There is a version of peer review preparation that looks more like fortification. You revise and revise, patch every gap you can anticipate, and submit hoping that reviewers will find nothing to critique.
And, believe me, I understand that impulse completely. When your book is bound up with tenure, promotion, years of accumulated work, and your sense of whether you actually belong in this field, critique can stop feeling like feedback and start feeling like a verdict.
But peer review was never designed to tell you whether you are a real scholar or whether your project deserved to exist. It is diagnostic. It shows what is working, what has not yet come clear on the page, and what the project might need in order to become what it is trying to be.
In this episode, I also get into something harder: how to work with feedback that feels frustrating, unfair, or even hostile, without either collapsing under it or dismissing it out of hand.

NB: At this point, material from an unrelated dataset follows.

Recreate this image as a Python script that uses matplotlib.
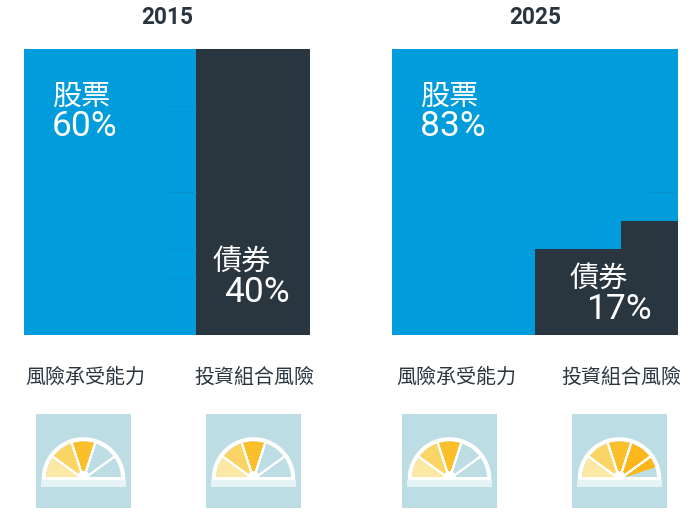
import matplotlib
matplotlib.use('Agg')
import matplotlib.pyplot as plt
from matplotlib.patches import Wedge, Rectangle

W, H = 700, 523
BLUE = '#009cdc'
DARK = '#29363f'
PANEL = '#bddde5'
STRIP = '#e6f3f4'
SEAM = '#0a8fc4'

years = ['2015', '2025']
stock_pct = [60, 83]
bond_pct = [40, 17]
stock_label = '股票'
bond_label = '債券'
risk_labels = ['風險承受能力', '投資組合風險']

# 10 x 10 waffle, bond cells per column
bond_cols_2015 = [0, 0, 0, 0, 0, 0, 10, 10, 10, 10]
bond_cols_2025 = [0, 0, 0, 0, 0, 3, 3, 3, 4, 4]

# gauge segments, left to right: fill share of each one
seg_colors = ['#fae8a4', '#fad565', '#fbbf2c', '#fdb71c', '#fdb71c']
gauge_2015_tol = [1, 1, 1, 0, 0]
gauge_2015_risk = [1, 1, 1, 0, 0]
gauge_2025_tol = [1, 1, 1, 0, 0]
gauge_2025_risk = [1, 1, 1, 1, 0.5]


def px_axes(fig, x0, y0, x1, y1):
    # y measured from the top of the picture
    return fig.add_axes([x0 / W, 1 - y1 / H, (x1 - x0) / W, (y1 - y0) / H])


def waffle(fig, x0, bond_cols, seams):
    ax = px_axes(fig, x0, 49, x0 + 286, 335)
    cols = list(range(10))
    ax.bar(cols, [10] * 10, width=1.0, align='edge', color=BLUE, linewidth=0)
    ax.bar(cols, bond_cols, width=1.0, align='edge', color=DARK, linewidth=0)
    for y, c0, c1 in seams:
        ax.plot([c0, c1], [y, y], color=SEAM, lw=0.5)
    ax.set_xlim(0, 10)
    ax.set_ylim(0, 10)
    ax.axis('off')


def gauge(fig, x0, fills):
    ax = px_axes(fig, x0, 414, x0 + 95, 508)
    ax.set_xlim(-47.5, 47.5)
    ax.set_ylim(-29, 65)
    ax.axis('off')
    ax.add_patch(Rectangle((-47.5, -29), 95, 94, color=PANEL, lw=0))
    ax.add_patch(Wedge((0, 0), 41.8, 0, 180, color='white', lw=0))
    for i, share in enumerate(fills):
        a0 = 180 - 36 * i
        a1 = a0 - 36
        ax.add_patch(Wedge((0, 0), 37.6, a1, a0, color=PANEL, lw=0))
        if share > 0:
            ax.add_patch(Wedge((0, 0), 37.6, a0 - 36 * share, a0, color=seg_colors[i], lw=0))
    for a in [36, 72, 108, 144]:
        ax.add_patch(Wedge((0, 0), 40, a - 0.01, a + 0.01, color='white', lw=1.4))
    ax.add_patch(Rectangle((-41.8, -1), 83.6, 3, color='white', lw=0))
    ax.add_patch(Wedge((0, 2), 6, 0, 180, color='white', lw=0))
    ax.add_patch(Rectangle((-42.5, -7.5), 85, 6.5, color=STRIP, lw=0))


fig = plt.figure(figsize=(W / 100, H / 100), dpi=100)
plt.rcParams['font.family'] = ['Roboto', 'Noto Sans CJK TC', 'DejaVu Sans']
CJK = ['Noto Sans CJK TC', 'DejaVu Sans']
NUM = ['Roboto', 'DejaVu Sans']


def put(x, y, s, **kw):
    fig.text(x / W, 1 - y / H, s, va='center', **kw)


waffle(fig, 24, bond_cols_2015, [(8, 5, 6), (5, 5, 6), (3, 5, 6), (2, 5, 6)])
waffle(fig, 392, bond_cols_2025, [(5, 9, 10)])

put(167.5, 17, years[0], ha='center', fontsize=16.3, fontweight='bold', color=DARK, family=NUM)
put(535.5, 17, years[1], ha='center', fontsize=16.3, fontweight='bold', color=DARK, family=NUM)

put(52, 96.5, stock_label, ha='left', fontsize=21, color='white', family=CJK)
put(52, 126.5, f'{stock_pct[0]}%', ha='left', fontsize=25.5, color='white', family=NUM)
put(420, 96.5, stock_label, ha='left', fontsize=21, color='white', family=CJK)
put(420, 126.5, f'{stock_pct[1]}%', ha='left', fontsize=25.5, color='white', family=NUM)
put(213, 262, bond_label, ha='left', fontsize=21, color='white', family=CJK)
put(224, 292.5, f'{bond_pct[0]}%', ha='left', fontsize=25.5, color='white', family=NUM)
put(569.5, 279, bond_label, ha='left', fontsize=21, color='white', family=CJK)
put(586, 309.5, f'{bond_pct[1]}%', ha='left', fontsize=25.5, color='white', family=NUM)

for x, s in zip([85, 254, 456.5, 621], risk_labels * 2):
    put(x, 377.5, s, ha='center', fontsize=14.4, fontweight='medium', color=DARK, family=CJK)

gauge(fig, 36, gauge_2015_tol)
gauge(fig, 206, gauge_2015_risk)
gauge(fig, 402, gauge_2025_tol)
gauge(fig, 572, gauge_2025_risk)

fig.savefig('out.png', dpi=100)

Not every reviewer is right. Not every suggestion should be followed.
But even a poorly framed or seemingly off-base comment can sometimes be pointing at something real—a problem of scope, audience, framing, or significance that the reviewer couldn’t quite name, but you, once you stop wincing, might be able to see.
The approach I want to emphasize here is about treating reviewer feedback as information rather than punishment, so you can sort through it with more steadiness and judgment than the first raw read usually allows. In the end, the goal of peer review is to come through it with a clearer, stronger, more intentional book—and with a little more trust in your own capacity to receive hard things and keep writing anyway.